What you should do:
Please return the full listing below without altering anything.

— BEGIN —

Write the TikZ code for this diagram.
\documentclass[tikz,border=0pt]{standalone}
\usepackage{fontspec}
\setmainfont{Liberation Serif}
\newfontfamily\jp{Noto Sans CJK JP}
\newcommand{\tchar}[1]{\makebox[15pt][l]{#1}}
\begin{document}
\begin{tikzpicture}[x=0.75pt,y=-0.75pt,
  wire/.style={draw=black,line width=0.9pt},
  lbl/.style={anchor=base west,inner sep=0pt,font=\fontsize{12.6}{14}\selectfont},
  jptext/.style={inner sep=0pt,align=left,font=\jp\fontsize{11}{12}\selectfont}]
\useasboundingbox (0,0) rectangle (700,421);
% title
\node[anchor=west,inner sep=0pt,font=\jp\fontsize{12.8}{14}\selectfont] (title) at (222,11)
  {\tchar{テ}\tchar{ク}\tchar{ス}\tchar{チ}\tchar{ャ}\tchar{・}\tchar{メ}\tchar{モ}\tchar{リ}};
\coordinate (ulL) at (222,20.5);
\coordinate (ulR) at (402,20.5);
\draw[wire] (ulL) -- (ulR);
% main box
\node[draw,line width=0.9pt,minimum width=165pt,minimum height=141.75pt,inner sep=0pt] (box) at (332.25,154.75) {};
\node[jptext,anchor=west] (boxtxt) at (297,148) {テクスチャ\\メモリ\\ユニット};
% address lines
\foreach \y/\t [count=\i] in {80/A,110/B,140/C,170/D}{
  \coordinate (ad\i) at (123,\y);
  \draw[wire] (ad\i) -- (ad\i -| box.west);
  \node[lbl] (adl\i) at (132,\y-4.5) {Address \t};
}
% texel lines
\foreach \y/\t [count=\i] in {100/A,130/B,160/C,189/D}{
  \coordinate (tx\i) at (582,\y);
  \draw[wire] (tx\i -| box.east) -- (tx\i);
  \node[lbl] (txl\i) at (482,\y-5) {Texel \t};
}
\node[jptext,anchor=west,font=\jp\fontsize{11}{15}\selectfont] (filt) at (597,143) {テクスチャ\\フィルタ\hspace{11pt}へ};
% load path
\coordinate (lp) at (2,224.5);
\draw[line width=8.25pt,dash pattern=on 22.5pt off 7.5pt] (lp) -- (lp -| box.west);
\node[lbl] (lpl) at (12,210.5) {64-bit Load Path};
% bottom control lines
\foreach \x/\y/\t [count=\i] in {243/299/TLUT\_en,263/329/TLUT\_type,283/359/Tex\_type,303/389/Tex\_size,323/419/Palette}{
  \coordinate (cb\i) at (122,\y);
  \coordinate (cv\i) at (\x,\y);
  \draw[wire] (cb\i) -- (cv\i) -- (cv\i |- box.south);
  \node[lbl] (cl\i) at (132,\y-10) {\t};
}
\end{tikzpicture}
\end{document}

— END —

Result for this exercise:
Write the TikZ code for this diagram.
\documentclass[tikz,border=0pt]{standalone}
\usepackage{fontspec}
\setmainfont{Liberation Serif}
\newfontfamily\jp{Noto Sans CJK JP}
\newcommand{\tchar}[1]{\makebox[15pt][l]{#1}}
\begin{document}
\begin{tikzpicture}[x=0.75pt,y=-0.75pt,
  wire/.style={draw=black,line width=0.9pt},
  lbl/.style={anchor=base west,inner sep=0pt,font=\fontsize{12.6}{14}\selectfont},
  jptext/.style={inner sep=0pt,align=left,font=\jp\fontsize{11}{12}\selectfont}]
\useasboundingbox (0,0) rectangle (700,421);
% title
\node[anchor=west,inner sep=0pt,font=\jp\fontsize{12.8}{14}\selectfont] (title) at (222,11)
  {\tchar{テ}\tchar{ク}\tchar{ス}\tchar{チ}\tchar{ャ}\tchar{・}\tchar{メ}\tchar{モ}\tchar{リ}};
\coordinate (ulL) at (222,20.5);
\coordinate (ulR) at (402,20.5);
\draw[wire] (ulL) -- (ulR);
% main box
\node[draw,line width=0.9pt,minimum width=165pt,minimum height=141.75pt,inner sep=0pt] (box) at (332.25,154.75) {};
\node[jptext,anchor=west] (boxtxt) at (297,148) {テクスチャ\\メモリ\\ユニット};
% address lines
\foreach \y/\t [count=\i] in {80/A,110/B,140/C,170/D}{
  \coordinate (ad\i) at (123,\y);
  \draw[wire] (ad\i) -- (ad\i -| box.west);
  \node[lbl] (adl\i) at (132,\y-4.5) {Address \t};
}
% texel lines
\foreach \y/\t [count=\i] in {100/A,130/B,160/C,189/D}{
  \coordinate (tx\i) at (582,\y);
  \draw[wire] (tx\i -| box.east) -- (tx\i);
  \node[lbl] (txl\i) at (482,\y-5) {Texel \t};
}
\node[jptext,anchor=west,font=\jp\fontsize{11}{15}\selectfont] (filt) at (597,143) {テクスチャ\\フィルタ\hspace{11pt}へ};
% load path
\coordinate (lp) at (2,224.5);
\draw[line width=8.25pt,dash pattern=on 22.5pt off 7.5pt] (lp) -- (lp -| box.west);
\node[lbl] (lpl) at (12,210.5) {64-bit Load Path};
% bottom control lines
\foreach \x/\y/\t [count=\i] in {243/299/TLUT\_en,263/329/TLUT\_type,283/359/Tex\_type,303/389/Tex\_size,323/419/Palette}{
  \coordinate (cb\i) at (122,\y);
  \coordinate (cv\i) at (\x,\y);
  \draw[wire] (cb\i) -- (cv\i) -- (cv\i |- box.south);
  \node[lbl] (cl\i) at (132,\y-10) {\t};
}
\end{tikzpicture}
\end{document}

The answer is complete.